Triplanar Mapping is a method I make use of all the time in my 3D projects. Over time, I’ve experimented with tweaks and alterations to it with the goal of making it look better, run more performantly, and be useful in more situations.

The main change I present here is switching from using a linear mix of texture weights from each axis to a non-linear mix.

To explain what I mean by this, I’ll just show some code.

Here’s a basic triplanar mapping implementation:

vec4 triplanarTexture(sampler2D map, vec3 pos, vec3 normal) {
  vec3 weights = abs(normal);
  weights /= (weights.x + weights.y + weights.z);

  vec4 outColor = vec4(0.);
  outColor += texture2D(map, pos.yz) * weights.x;
  outColor += texture2D(map, pos.zx) * weights.y;
  outColor += texture2D(map, pos.xy) * weights.z;
  return outColor;
}

And here’s a modified version that uses a non-linear mix of the same texture samples:

vec4 triplanarTexture(sampler2D map, vec3 pos, vec3 normal) {
  vec3 weights = abs(normal);
  // non-linear scaling of weights
  weights = pow(weights, 8);
  weights /= (weights.x + weights.y + weights.z);

  vec4 outColor = vec4(0.);
  outColor += texture2D(map, pos.yz) * weights.x;
  outColor += texture2D(map, pos.zx) * weights.y;
  outColor += texture2D(map, pos.xy) * weights.z;
  return outColor;
}

It turns out that this one-line change has a lot of impact - especially for certain types of models/scenes.

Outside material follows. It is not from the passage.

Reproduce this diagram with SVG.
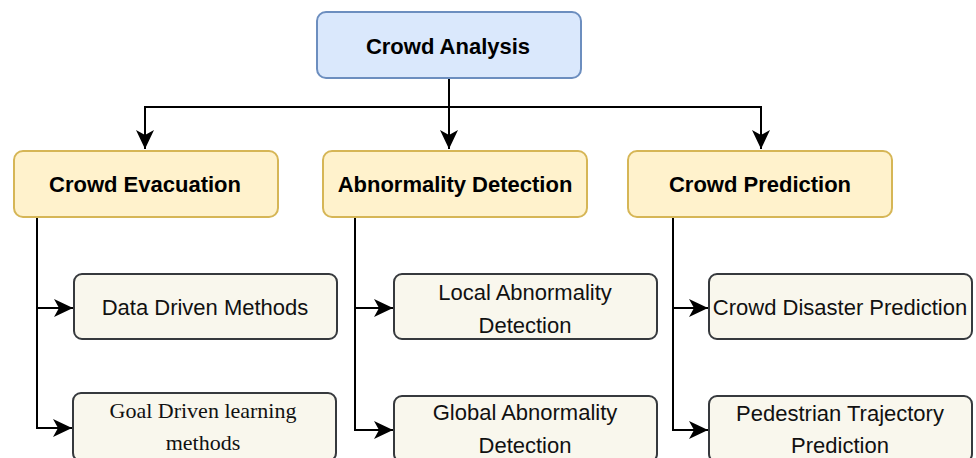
<svg xmlns="http://www.w3.org/2000/svg" width="976" height="458" viewBox="0 0 976 458">
<style>
.root{fill:#dae8fc;stroke:#6c8ebf;stroke-width:2}
.cat{fill:#fff2cc;stroke:#d6b656;stroke-width:2}
.leaf{fill:#f9f7ed;stroke:#36393d;stroke-width:2}
.b{font-family:"Liberation Sans",Arial,sans-serif;font-weight:bold;font-size:22px;fill:#000;text-anchor:middle}
.t{font-family:"Liberation Sans",Arial,sans-serif;font-size:22px;fill:#111;text-anchor:middle}
.s{font-family:"Liberation Serif","Times New Roman",serif;font-size:22px;fill:#111;text-anchor:middle}
.c{fill:none;stroke:#000;stroke-width:2}
</style>
<defs>
<marker id="arr" markerUnits="userSpaceOnUse" markerWidth="22" markerHeight="20" refX="19" refY="9" orient="auto">
<path d="M0,0 L19,9 L0,18 L5,9 Z" fill="#000"/>
</marker>
</defs>
<g id="connectors">
<path class="c" d="M449,78 V149" marker-end="url(#arr)"/>
<path class="c" d="M145,107 H761"/>
<path class="c" d="M145,106 V149" marker-end="url(#arr)"/>
<path class="c" d="M761,106 V149" marker-end="url(#arr)"/>
<path class="c" d="M37,217 V428 H72" marker-end="url(#arr)"/>
<path class="c" d="M37,308 H73" marker-end="url(#arr)"/>
<path class="c" d="M355,217 V430 H393" marker-end="url(#arr)"/>
<path class="c" d="M355,308 H393" marker-end="url(#arr)"/>
<path class="c" d="M673,217 V430 H708" marker-end="url(#arr)"/>
<path class="c" d="M673,308 H708" marker-end="url(#arr)"/>
</g>
<g id="crowd-analysis">
<rect class="root" x="317" y="12" width="264" height="66" rx="9"/>
<text class="b" x="448" y="54">Crowd Analysis</text>
</g>
<g id="crowd-evacuation">
<rect class="cat" x="14" y="151" width="264" height="66" rx="9"/>
<text class="b" x="145" y="192">Crowd Evacuation</text>
</g>
<g id="abnormality-detection">
<rect class="cat" x="323" y="151" width="264" height="66" rx="9"/>
<text class="b" x="455" y="192">Abnormality Detection</text>
</g>
<g id="crowd-prediction">
<rect class="cat" x="628" y="151" width="264" height="66" rx="9"/>
<text class="b" x="760" y="192">Crowd Prediction</text>
</g>
<g id="data-driven">
<rect class="leaf" x="74" y="274" width="263" height="65" rx="8"/>
<text class="t" x="205" y="315">Data Driven Methods</text>
</g>
<g id="goal-driven">
<rect class="leaf" x="73" y="393" width="263" height="68" rx="8"/>
<text class="s" x="203" y="418">Goal Driven learning</text>
<text class="s" x="203" y="450">methods</text>
</g>
<g id="local-abnormality">
<rect class="leaf" x="394" y="274" width="263" height="65" rx="8"/>
<text class="t" x="525" y="300">Local Abnormality</text>
<text class="t" x="525" y="333">Detection</text>
</g>
<g id="global-abnormality">
<rect class="leaf" x="394" y="396" width="263" height="66" rx="8"/>
<text class="t" x="525" y="420">Global Abnormality</text>
<text class="t" x="525" y="453">Detection</text>
</g>
<g id="crowd-disaster">
<rect class="leaf" x="709" y="274" width="263" height="65" rx="8"/>
<text class="t" x="840" y="315">Crowd Disaster Prediction</text>
</g>
<g id="pedestrian-trajectory">
<rect class="leaf" x="709" y="396" width="263" height="66" rx="8"/>
<text class="t" x="840" y="421">Pedestrian Trajectory</text>
<text class="t" x="840" y="453">Prediction</text>
</g>
</svg>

First of all, it makes the transition regions smaller and reduces the amount of visible overlap between different planes. This is most obvious on smooth meshes like this sphere:

The left side shows the result of triplanar mapping with default linear weights, and the right shows the result when using the pow(weights, 8) change above.

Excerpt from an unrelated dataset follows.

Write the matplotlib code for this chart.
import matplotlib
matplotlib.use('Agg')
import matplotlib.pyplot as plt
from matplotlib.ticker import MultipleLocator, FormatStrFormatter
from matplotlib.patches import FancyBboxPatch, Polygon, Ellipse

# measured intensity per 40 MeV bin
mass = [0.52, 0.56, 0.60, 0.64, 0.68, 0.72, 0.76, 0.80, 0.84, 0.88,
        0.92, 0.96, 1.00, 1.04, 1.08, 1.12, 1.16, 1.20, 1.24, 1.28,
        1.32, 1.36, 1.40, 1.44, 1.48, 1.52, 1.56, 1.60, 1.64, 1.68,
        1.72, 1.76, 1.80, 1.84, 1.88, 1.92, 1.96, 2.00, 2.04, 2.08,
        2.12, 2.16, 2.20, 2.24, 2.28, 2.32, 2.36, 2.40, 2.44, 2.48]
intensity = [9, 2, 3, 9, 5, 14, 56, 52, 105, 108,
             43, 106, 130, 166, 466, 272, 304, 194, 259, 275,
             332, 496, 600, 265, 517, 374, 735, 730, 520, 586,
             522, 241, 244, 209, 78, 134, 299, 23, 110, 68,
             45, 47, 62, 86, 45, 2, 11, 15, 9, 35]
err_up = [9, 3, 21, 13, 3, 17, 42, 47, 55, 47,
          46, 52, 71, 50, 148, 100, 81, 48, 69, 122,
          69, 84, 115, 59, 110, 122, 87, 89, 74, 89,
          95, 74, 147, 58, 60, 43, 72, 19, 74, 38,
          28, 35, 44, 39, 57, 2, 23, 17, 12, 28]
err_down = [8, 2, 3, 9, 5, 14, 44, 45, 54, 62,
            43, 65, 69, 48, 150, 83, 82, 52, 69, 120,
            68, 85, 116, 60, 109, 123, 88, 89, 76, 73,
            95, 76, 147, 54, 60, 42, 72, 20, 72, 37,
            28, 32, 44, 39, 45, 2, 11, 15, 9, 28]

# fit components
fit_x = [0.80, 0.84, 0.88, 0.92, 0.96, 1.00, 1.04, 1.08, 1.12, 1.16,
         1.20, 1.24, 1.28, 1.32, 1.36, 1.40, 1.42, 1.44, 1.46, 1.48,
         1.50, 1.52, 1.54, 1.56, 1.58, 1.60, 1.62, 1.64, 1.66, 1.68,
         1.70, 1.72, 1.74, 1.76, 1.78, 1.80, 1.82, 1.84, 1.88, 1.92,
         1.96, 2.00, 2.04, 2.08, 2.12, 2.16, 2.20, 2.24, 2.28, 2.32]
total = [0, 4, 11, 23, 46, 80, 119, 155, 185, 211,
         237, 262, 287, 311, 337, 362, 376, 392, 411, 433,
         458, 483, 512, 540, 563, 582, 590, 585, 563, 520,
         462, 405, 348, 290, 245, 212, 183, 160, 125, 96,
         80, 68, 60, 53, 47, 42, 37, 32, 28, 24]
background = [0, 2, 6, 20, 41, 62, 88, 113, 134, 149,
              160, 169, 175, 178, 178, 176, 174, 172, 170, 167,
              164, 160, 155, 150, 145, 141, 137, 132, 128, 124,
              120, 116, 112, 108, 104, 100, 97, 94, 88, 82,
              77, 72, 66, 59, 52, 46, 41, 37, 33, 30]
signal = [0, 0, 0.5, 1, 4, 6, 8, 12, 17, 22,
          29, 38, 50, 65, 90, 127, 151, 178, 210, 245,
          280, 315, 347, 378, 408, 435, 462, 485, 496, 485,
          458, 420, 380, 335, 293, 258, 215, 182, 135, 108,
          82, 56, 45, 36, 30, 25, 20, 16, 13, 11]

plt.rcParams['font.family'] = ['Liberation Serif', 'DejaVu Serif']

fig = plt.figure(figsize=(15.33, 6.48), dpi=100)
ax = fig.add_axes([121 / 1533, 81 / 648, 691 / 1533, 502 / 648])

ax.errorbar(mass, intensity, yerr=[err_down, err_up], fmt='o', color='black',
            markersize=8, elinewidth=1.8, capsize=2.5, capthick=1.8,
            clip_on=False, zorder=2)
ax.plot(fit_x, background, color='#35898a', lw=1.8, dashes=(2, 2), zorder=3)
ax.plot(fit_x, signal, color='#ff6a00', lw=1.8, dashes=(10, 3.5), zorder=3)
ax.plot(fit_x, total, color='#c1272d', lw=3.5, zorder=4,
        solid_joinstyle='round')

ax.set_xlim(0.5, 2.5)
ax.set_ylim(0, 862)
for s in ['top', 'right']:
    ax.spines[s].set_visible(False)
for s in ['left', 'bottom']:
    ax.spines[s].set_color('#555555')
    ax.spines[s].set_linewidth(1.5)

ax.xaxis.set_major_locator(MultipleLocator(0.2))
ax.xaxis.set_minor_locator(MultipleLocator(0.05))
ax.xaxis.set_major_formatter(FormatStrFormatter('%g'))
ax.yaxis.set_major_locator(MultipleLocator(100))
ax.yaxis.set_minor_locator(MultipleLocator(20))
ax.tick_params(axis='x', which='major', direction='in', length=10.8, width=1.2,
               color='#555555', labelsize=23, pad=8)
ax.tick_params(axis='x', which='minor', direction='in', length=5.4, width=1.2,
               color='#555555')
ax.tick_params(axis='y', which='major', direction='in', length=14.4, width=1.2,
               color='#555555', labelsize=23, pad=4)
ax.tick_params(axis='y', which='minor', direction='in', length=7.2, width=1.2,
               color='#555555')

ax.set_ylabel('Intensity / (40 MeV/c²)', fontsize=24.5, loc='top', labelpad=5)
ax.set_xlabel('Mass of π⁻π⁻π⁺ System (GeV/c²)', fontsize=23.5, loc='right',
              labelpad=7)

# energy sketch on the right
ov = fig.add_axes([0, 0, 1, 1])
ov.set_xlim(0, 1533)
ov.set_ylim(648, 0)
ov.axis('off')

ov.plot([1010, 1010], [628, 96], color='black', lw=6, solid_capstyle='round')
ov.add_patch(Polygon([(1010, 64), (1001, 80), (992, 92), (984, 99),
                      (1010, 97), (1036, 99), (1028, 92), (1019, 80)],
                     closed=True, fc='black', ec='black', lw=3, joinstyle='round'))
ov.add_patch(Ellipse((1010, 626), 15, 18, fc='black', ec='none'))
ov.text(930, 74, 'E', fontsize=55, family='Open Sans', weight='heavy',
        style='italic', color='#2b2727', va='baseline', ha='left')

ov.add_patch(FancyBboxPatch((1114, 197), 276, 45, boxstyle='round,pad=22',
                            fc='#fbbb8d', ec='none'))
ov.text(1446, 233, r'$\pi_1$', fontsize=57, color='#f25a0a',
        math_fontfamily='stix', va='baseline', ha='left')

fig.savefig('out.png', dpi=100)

As you can see, there is no more visible layering of the texture. Instead, there are some small areas where the texture faces smoothly between two different planes which looks much better.

Performance Improvements

In addition to the visual improvements, this change also opens up the possibility for some significant performance improvements.

Applying this non-linear transformation to weights serves to drive small weights to zero and large weights to one. This makes it possible to ignore small weights entirely in some cases since they go from making a small impact to a negligible/unnoticeable impact on the output.

So to optimize the shader, it’s possible to skip some texture lookups entirely if the weight is small enough:

vec4 triplanarTexture(sampler2D map, vec3 pos, vec3 normal) {
  vec3 weights = abs(normal);
  // non-linear scaling of weights
  weights = pow(weights, 8);
  weights /= (weights.x + weights.y + weights.z);

  vec4 outColor = vec4(0.);
  if (weights.x > 0.01) {
    outColor += texture2D(map, pos.yz) * weights.x;
  }
  if (weights.y > 0.01) {
    outColor += texture2D(map, pos.zx) * weights.y;
  }
  if (weights.z > 0.01) {
    outColor += texture2D(map, pos.xy) * weights.z;
  }
  return outColor;
}

This optimization would be fine to include without the non-linear weights transformation, but it would rarely activate. In the modified version, there is much more area where individual weights end up being very close to zero.

Also, the higher the power chosen to raise the weights to, the more aggressive the sharpening will be and the more effective the optimization will become. I usually choose as high of a power as I can that avoids any visible discontinuities in the texture.

And that’s it! I highly recommend giving this a try in your own projects when using triplanar mapping. It makes an already extremely effective technique even better.